What Eric Harris and Dylan Klebold did was tragic -- not only for the waste of such motivated energy, of those killed and of the families left behind, but also because they gave such power to those they deservedly hated. In their crazy way, they were driven to act in order to overcome the utter inaction and impotence they must have felt toward their tormentors, the school and life in the often oppressive greyscape of suburbia.

They were disturbed, immature, inchoate children who felt their backs were pushed against the wall in the hermetically sealed environment of suburbia and home with parents who didn't want the stress or didn't get it. Harris telegraphed his intentions in no uncertain terms and made clear he was screaming to be heard. But no one got it until he went beyond the pale.

But real evil is being committed to this day on the part of a so-called normal society that lets those more accepted feel they're better and, in feeling so, have a right to run roughshod over those who are different or feel less connected. Such people are no better, just more ordinary. The school supporters who let jocks run rampant and the supposedly moral youth group leaders who condemn anyone with an opinion other than their own -- these are the people who deserve condemnation as well.
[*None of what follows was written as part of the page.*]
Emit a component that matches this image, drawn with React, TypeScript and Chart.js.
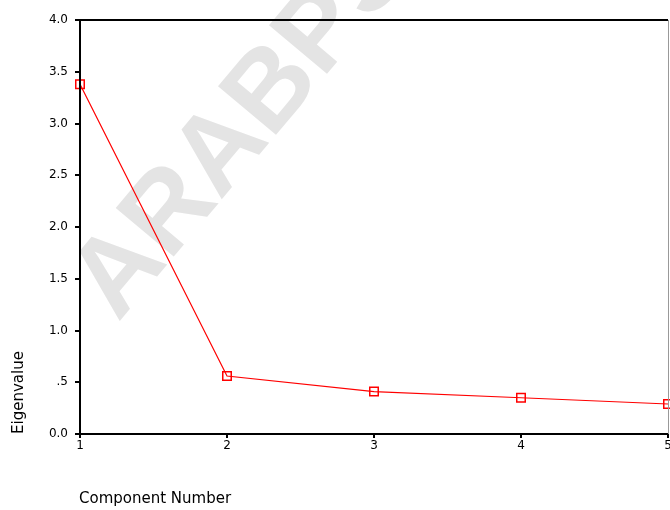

Now the weirdoes will be under more fire with every administrator ready to pounce on their shit if they so much as express one dark and angry thought. Mind control gets more advocates. Those kids in Littleton, backs up against the wall, have created their own worst nightmare for those who follow.

I feel sorry for the victims but also for the offbeat kids coming up who are now going be under even more negative scrutiny while uncertain as to whom to talk with if they feel overwhelmed by anger, hurt and boring conformity.

Nonetheless, nothing -- no amount of pain or despair induced by society or biochemical imbalances -- justifies the acts committed by these two boys or the others. Killing innocents caught in the crossfire of such rage is not a healthy response to smug assholes. I wouldn't want nuts in black raincoats gunning down my kid, no matter how screwed up they feel the world is.

Looking back on my high school experience, I found mentors from outside the reach of school, people who at that time represented the burgeoning alternative culture of the day. They offered support for the creative outlet of writing and of possibilities beyond my school; they offered solace.

I had the one English teacher at Woodward who taught Joseph Heller's Catch 22. It helped me learn to redirect my anger with irony and sly derision. I found a clique, my own tribe, which had its own way without taking the taunts to heart.

Parents have to be tapped in -- though not in ways those who program anti-drug commercials think we reach kids. Kids' unconventional behavior can be turned from destructiveness to creativity. The ultimate triumph of the will is in success.

I found music, art, comics and science fiction the sources of salvation at my side. In those days it was Velvet Underground, Frank Zappa or Black Sabbath. Today, it's Nine Inch Nails, DMX or Rob Zombie. The Trenchcoat Mafia kids and others become publicists of such bands as KMFDM, Rammstein and Marilyn Manson. (Did anyone notice the one Littleton kid being interviewed who had on a Clockwork Orange T-shirt?) They transform box-office duds such as Natural Born Killers or the Basketball Diaries into video hits. As noted by the many pundits, other incessant fans of such violent wish-fulfillment fare don't turn into schoolyard assassins.

The media mavens wring their hands over the violence in video games, music and films, but I wonder just how bad off we are. Ironically, I believe we are inflamed by such acts because we aren't as inured to violence and pain as it might appear. In fact, I marvel at how civilized the world really is compared to the days not so long ago of corporal punishment, child labor and the slaughter of pogroms.

Ultimately, do we want a society that regulates activity to the degree social conservatives would like? This is a country that extols freedom at the cost of chaos, and so it should be. That's the unique character of our culture: Somehow, despite efforts to the contrary, it revels in such disorder and succeeds.